In a normalized data model, each of a customers’ phone numbers would be stored in separate rows of a phone number table related to the customer. However, that means accessing extra rows of data when you want to show them all. To improve performance of accessing ALL of the rows, we might simply put separate home, work, and cellular phone numbers on the customer table. However, what happens when a customer has 2 cell phones?

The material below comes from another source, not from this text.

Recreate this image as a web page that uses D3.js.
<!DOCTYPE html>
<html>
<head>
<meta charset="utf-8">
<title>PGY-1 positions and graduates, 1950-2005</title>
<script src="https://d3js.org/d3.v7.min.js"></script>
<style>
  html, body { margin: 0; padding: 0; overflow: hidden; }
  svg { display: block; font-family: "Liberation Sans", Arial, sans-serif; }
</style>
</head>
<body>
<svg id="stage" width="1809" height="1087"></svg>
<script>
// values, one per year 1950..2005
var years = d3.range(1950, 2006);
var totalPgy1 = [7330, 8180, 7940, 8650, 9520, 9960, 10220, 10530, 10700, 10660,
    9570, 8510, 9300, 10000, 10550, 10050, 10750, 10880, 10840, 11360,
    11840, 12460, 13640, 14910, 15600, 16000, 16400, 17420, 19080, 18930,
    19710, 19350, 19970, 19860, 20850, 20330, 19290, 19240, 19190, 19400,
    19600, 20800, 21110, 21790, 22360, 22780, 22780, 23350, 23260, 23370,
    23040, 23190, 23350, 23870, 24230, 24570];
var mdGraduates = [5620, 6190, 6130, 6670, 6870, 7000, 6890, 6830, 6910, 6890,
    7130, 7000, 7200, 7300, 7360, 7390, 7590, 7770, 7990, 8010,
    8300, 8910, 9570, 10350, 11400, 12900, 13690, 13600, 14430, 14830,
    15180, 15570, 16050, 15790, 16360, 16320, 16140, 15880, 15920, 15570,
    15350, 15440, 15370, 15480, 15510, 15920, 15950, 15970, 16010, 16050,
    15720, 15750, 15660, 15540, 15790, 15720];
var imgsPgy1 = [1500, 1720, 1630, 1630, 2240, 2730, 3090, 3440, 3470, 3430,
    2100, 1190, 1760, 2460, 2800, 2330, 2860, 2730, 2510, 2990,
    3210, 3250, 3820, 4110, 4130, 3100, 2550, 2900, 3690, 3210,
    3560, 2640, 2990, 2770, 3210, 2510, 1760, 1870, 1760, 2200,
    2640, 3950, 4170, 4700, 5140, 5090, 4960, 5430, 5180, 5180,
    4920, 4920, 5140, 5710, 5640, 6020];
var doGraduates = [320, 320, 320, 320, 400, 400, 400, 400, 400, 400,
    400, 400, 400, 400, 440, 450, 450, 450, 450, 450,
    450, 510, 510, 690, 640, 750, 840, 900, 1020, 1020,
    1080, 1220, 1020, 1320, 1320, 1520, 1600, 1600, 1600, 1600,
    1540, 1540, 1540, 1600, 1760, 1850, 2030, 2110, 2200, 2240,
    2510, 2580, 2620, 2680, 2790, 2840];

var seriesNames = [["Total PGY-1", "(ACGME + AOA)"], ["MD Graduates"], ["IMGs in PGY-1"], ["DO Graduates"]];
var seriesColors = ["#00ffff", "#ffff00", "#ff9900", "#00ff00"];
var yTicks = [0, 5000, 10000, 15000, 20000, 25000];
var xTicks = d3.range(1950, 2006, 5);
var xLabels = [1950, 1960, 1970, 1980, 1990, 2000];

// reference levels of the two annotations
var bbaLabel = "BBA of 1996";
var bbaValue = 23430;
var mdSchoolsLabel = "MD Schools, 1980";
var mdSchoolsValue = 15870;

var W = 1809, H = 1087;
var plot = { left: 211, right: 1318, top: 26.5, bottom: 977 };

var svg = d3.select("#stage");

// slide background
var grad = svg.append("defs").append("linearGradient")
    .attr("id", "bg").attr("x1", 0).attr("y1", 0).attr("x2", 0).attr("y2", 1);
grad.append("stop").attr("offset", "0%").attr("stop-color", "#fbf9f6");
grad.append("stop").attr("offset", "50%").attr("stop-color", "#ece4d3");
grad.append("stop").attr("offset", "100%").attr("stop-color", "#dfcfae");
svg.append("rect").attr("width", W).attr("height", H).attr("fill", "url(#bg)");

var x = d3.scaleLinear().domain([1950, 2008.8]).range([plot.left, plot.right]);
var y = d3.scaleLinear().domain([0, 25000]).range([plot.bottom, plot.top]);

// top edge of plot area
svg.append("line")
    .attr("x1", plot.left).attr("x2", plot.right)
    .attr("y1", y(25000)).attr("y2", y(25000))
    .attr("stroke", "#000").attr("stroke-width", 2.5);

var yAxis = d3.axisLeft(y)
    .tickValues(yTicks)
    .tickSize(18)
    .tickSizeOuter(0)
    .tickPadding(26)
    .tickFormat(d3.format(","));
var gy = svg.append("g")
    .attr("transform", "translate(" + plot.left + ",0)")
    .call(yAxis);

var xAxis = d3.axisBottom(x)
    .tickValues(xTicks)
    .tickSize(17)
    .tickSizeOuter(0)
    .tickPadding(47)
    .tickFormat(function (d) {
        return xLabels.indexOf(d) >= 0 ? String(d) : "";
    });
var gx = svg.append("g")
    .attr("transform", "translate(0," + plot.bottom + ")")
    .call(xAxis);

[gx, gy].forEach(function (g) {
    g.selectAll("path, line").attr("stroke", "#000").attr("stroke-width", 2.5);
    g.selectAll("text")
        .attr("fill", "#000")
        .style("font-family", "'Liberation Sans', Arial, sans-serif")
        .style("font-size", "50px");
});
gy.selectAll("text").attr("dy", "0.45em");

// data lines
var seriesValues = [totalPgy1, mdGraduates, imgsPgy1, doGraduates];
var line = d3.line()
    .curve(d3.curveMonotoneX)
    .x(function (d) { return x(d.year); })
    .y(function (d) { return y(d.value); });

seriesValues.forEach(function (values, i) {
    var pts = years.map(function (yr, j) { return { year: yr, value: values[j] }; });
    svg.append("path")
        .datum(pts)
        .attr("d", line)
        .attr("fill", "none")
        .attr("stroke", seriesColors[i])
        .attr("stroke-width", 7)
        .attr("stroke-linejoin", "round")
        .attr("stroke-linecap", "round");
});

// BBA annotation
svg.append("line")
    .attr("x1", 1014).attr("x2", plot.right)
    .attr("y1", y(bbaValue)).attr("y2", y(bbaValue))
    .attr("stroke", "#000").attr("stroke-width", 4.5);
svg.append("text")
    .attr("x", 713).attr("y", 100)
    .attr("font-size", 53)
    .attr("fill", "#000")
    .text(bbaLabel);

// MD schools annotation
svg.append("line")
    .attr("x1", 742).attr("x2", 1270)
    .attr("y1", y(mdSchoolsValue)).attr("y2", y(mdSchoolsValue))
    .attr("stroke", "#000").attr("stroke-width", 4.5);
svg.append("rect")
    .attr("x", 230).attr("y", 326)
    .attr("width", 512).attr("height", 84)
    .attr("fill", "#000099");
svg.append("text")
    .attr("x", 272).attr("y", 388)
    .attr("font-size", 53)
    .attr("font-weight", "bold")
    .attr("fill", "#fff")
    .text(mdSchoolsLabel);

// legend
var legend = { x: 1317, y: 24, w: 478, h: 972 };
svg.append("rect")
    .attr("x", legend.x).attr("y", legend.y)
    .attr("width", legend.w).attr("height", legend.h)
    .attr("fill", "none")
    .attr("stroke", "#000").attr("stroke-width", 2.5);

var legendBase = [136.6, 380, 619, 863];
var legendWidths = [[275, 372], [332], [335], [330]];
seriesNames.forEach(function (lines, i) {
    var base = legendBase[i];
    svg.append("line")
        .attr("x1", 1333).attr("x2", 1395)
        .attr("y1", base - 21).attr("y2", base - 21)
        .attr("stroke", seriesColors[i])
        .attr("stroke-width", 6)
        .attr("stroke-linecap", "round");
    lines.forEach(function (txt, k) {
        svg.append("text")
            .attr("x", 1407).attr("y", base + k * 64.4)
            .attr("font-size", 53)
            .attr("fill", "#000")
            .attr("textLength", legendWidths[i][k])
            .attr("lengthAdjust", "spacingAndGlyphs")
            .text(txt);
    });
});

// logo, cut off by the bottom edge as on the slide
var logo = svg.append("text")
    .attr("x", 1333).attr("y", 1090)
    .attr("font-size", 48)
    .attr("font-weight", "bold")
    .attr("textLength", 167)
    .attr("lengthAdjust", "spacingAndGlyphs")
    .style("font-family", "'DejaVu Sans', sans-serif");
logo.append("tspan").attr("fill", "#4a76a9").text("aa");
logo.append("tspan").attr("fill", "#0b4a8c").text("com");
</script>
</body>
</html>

Phone numbers are a great case for the combination of JSON within an otherwise relational database.  Rather than modeling N number of phone numbers in the customer table, we might create a PHONE_NUMBERS column as a JSON structure.  That design allows a variable number of phone numbers for each customer.

Database Optimization

I heard someone say recently that relational databases aren’t optimized for anything, which is a complete misrepresentation of reality. Every table in a normalized relational data model should have a primary key. That primary key will have an index. Access to a row of data through the index is “optimized” and will give good performance.

The database “engine” does not provide the logical structure of data. Database “engines” (historically) have not automatically generated indexes beyond those needed to enforce constraints such as primary keys and unique keys. Building of secondary indexes (those beyond what’s needed to enforce constraints) has always been the responsibility of the database administrator, data modeler, or application developer. So yes, in a sense the database is not “optimized” out of the box if you don’t optimize it!

Oracle Autonomous Database is the first on the market that is doing this sort of optimization and automatically handling what has traditionally been the responsibility of the DBA, data modeler, or application developer.